In a parliamentary hearing with the working group of the Basic Law on Climate, Ricardo Serrão Santos stressed that the synthesis of the eight bills under discussion should "express objectively the need to maintain the system of regional climate monitoring and forecasting developed by IPMA in collaboration with the academic community and the Portuguese Environment Agency.

IPMA, he said, is the "national authority" on climate and "represents Portugal in the World Meteorological Organisation and the Intergovernmental Panel on Climate Change", two United Nations bodies.

Ricardo Serrão Santos argued that the link between the oceans and the climate should be enshrined in law, due to its capacity to be a sink for carbon dioxide and other greenhouse gases.

The ocean absorbs "30 percent" of the world's carbon emissions, as well as the ecosystems that depend on it, such as marine prairies and salt marshes.

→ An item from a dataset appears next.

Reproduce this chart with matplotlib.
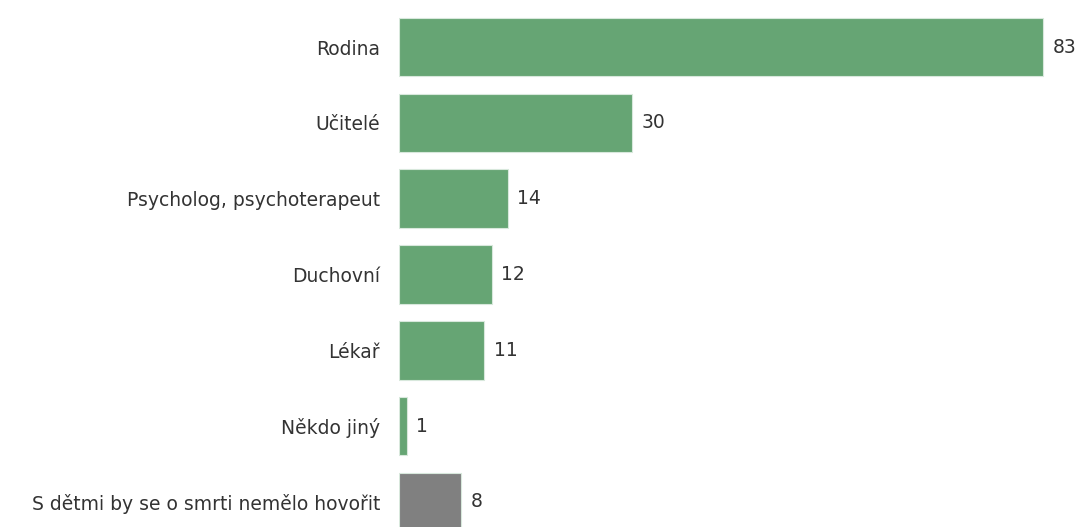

In the final version of the law, there is a need for "more assertive references to policies on the sea and the relevance of the Portuguese sea", he advocated, without forgetting "the climate migrants who die tragically at sea on their way to safety".

Ricardo Serrão Santos also pointed out the lack of references to the National Strategy for the Sea in the projects under discussion, although this instrument is already in its second edition and enshrines the so-called blue economy as a way to ensure prosperity from healthy ecosystems.